DIRECTIONS FOR THIS TASK: Within the data that follows, set down exactly the lines from the one containing "Write a component" through the one containing "const yTicks = [0, 100, 200, 300, 400, 500, 600];", both ends included.
begin
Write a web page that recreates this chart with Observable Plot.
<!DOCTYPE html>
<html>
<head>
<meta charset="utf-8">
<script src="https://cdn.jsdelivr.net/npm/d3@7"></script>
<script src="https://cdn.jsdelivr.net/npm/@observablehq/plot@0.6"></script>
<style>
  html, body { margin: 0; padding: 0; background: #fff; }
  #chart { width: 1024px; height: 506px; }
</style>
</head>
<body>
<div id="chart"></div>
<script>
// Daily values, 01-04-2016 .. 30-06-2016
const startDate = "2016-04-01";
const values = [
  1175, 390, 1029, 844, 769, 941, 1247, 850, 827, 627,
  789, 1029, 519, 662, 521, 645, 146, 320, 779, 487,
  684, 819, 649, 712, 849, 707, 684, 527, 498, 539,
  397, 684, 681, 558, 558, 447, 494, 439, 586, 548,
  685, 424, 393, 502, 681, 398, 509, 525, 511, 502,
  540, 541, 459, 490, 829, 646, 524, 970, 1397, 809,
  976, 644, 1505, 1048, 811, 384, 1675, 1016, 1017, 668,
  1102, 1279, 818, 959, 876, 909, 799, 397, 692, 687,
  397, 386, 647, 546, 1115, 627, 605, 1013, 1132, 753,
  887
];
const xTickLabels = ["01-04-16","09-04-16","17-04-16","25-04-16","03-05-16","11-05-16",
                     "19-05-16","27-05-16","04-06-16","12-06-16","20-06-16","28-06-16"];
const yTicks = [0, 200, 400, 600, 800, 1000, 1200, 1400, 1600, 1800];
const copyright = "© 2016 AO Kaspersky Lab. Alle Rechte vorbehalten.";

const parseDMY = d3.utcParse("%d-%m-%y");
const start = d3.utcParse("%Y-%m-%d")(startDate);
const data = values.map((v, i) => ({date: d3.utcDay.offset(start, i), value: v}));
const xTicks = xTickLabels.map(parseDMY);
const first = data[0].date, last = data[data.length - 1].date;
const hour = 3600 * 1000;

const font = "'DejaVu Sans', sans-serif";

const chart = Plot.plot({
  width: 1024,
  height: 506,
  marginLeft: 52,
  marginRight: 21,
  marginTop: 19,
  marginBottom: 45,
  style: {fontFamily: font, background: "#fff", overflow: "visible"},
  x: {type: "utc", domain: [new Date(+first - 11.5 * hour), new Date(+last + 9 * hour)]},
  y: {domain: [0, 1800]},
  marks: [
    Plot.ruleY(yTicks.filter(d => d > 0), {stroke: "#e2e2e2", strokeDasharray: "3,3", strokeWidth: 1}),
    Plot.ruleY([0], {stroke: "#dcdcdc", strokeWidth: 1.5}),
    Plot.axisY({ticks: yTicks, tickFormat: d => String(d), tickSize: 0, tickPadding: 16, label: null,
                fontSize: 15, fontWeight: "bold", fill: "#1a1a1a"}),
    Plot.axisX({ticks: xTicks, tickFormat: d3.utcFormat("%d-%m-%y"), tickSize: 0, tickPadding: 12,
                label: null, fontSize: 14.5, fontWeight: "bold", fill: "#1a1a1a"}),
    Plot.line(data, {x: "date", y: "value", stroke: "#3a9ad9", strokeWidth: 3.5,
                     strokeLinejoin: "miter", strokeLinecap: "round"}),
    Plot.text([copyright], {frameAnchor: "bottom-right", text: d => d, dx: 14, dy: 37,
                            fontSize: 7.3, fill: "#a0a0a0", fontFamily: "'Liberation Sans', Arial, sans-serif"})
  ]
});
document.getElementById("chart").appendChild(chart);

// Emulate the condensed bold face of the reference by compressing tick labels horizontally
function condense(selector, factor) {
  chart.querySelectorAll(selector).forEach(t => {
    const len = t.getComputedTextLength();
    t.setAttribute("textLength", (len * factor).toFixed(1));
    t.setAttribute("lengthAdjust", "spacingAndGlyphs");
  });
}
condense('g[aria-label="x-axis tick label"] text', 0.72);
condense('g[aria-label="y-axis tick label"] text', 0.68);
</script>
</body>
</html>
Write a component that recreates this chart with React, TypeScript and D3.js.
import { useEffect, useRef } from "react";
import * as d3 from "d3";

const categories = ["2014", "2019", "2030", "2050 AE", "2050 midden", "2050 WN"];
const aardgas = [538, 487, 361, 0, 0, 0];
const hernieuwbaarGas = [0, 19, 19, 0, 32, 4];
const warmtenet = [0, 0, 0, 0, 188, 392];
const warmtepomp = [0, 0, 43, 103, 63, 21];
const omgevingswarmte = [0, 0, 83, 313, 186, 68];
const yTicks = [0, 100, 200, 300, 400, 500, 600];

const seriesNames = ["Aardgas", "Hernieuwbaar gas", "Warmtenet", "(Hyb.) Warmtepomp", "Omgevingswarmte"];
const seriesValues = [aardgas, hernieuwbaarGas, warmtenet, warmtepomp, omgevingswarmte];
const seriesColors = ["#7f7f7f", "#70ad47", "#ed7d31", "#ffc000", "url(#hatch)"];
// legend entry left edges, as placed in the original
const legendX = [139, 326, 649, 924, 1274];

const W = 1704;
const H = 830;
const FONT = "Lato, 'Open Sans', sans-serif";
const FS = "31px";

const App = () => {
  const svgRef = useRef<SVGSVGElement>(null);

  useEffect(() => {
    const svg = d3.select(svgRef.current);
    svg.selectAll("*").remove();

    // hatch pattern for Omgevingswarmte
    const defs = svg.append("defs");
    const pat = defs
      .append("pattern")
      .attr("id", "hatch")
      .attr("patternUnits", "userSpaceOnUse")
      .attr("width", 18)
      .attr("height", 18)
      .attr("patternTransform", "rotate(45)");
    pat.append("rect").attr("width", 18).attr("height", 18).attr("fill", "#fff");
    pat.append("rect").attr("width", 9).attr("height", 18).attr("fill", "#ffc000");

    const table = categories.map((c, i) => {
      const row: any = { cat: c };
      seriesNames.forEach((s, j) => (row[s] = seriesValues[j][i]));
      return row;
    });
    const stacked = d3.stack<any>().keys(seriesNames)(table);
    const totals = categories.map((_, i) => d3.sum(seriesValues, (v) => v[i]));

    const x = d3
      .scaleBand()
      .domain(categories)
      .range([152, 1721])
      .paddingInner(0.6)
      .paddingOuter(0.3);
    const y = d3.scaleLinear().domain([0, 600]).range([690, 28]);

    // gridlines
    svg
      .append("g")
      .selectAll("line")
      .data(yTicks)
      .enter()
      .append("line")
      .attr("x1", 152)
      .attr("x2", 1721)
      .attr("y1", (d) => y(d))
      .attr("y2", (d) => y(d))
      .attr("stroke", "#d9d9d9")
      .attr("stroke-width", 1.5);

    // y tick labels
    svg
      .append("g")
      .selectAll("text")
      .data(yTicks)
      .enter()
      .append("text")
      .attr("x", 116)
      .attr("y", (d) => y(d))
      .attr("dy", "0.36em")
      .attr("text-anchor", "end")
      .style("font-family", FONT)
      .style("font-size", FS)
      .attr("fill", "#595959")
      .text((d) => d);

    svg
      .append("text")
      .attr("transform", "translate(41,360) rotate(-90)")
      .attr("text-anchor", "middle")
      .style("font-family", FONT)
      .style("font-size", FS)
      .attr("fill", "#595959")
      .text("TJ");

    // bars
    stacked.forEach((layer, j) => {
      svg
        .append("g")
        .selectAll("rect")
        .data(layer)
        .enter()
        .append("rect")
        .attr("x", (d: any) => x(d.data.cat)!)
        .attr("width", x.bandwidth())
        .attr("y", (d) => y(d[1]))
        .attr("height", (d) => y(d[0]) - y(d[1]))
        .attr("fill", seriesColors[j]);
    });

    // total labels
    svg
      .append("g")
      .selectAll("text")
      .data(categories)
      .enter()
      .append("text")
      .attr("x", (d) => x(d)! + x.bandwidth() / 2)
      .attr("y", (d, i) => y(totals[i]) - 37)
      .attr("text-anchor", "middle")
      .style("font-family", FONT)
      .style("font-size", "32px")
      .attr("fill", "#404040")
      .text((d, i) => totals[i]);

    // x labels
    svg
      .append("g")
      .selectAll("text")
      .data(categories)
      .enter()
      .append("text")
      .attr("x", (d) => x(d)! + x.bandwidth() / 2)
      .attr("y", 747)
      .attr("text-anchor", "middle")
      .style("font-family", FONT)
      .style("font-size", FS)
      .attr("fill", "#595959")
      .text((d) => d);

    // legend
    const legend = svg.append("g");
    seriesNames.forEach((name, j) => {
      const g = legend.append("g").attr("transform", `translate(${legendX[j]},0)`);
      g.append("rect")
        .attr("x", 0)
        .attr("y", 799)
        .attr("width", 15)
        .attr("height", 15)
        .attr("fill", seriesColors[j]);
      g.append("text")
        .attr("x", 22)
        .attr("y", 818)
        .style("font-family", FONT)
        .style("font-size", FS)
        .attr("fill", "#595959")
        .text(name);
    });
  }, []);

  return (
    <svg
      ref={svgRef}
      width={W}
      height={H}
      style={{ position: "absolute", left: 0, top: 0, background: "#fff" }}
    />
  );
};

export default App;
end
RESPONSE:
Write a component that recreates this chart with React, TypeScript and D3.js.
import { useEffect, useRef } from "react";
import * as d3 from "d3";

const categories = ["2014", "2019", "2030", "2050 AE", "2050 midden", "2050 WN"];
const aardgas = [538, 487, 361, 0, 0, 0];
const hernieuwbaarGas = [0, 19, 19, 0, 32, 4];
const warmtenet = [0, 0, 0, 0, 188, 392];
const warmtepomp = [0, 0, 43, 103, 63, 21];
const omgevingswarmte = [0, 0, 83, 313, 186, 68];
const yTicks = [0, 100, 200, 300, 400, 500, 600];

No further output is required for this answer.